Leave it to two old hands to point – one directly, the other obliquely – to this problematic of modernisation today. In the middle of the Arsenale, Rem Koolhaas displays 38 documentary banners on the subject of the ‘Expansion of Art World’ and the role of celebrity architecture in it, collating research drawn from recent projects of his Office of Metropolitan Architecture, which is complicit with this cultural side of neo-liberalism: ‘Between 1995 and 2005,’ one banner reads, ‘we proposed 43 soccer fields of new museums,’ from Tate Modern to renovations at MoMA and the Hermitage. ‘Why modernise at all?’ Koolhaas asks. ‘At what cost modernisation?’ Can one abstain from it? Might the international expansion of art and architecture be a new form of cultural entropy? And, he persists (with the vast Hermitage in mind, rich in objects but poor in resources), might there be a virtue in neglect? Might neglect be used ‘to expose value’?

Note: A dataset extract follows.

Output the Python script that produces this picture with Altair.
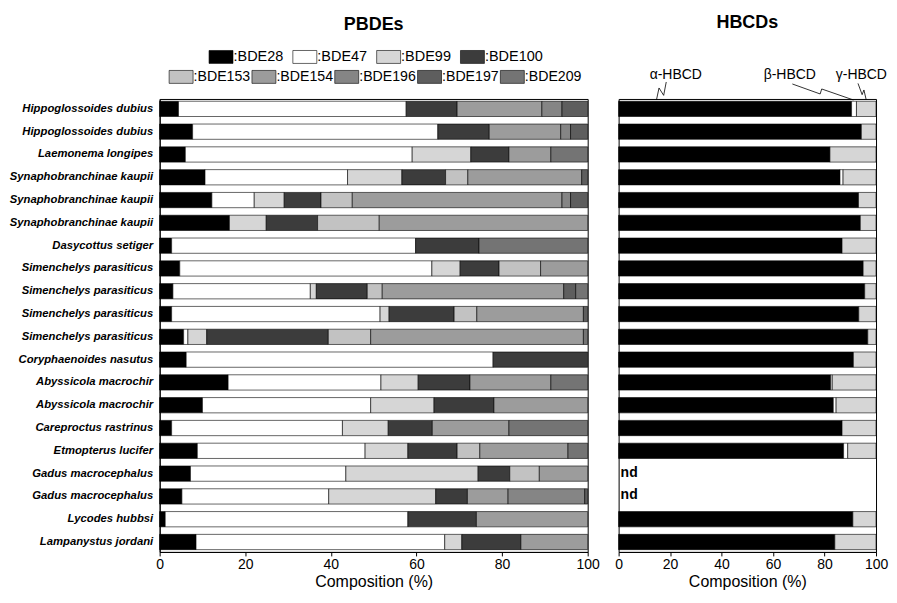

Then there is Ed Ruscha in the US pavilion, as ever understated except for his title: Course of Empire. This is an allusion to a cycle of five paintings from 1836 by the British-born American artist Thomas Cole, which illustrates the life of empires from savage beginnings, through pastoral peace, (neo-)classical perfection, war and violence, and finally to a ruinous landscape in which nature has reclaimed everything. Ruscha has no such moralistic tale to tell. What he does, in the two symmetrical galleries of the neo-classical pavilion, is to hang ten paintings, five in black and white from 1992 in one room, mirrored by five in colour from 2002 in the other. Each early Blue Collar picture shows a working structure in or near Los Angeles represented in a simple, graphic manner, and is paired with a picture of the same structure painted ten years later. Some enterprises have done well: the Old Tires building has expanded. Some have changed hands: the signs on a warehouse are now in an Asiatic language. Others have fallen into disuse: one telephone booth is a relic from a pre-mobile time when shared amenities still existed. The US is an empire, but some forces course through it in ways that are not in its control.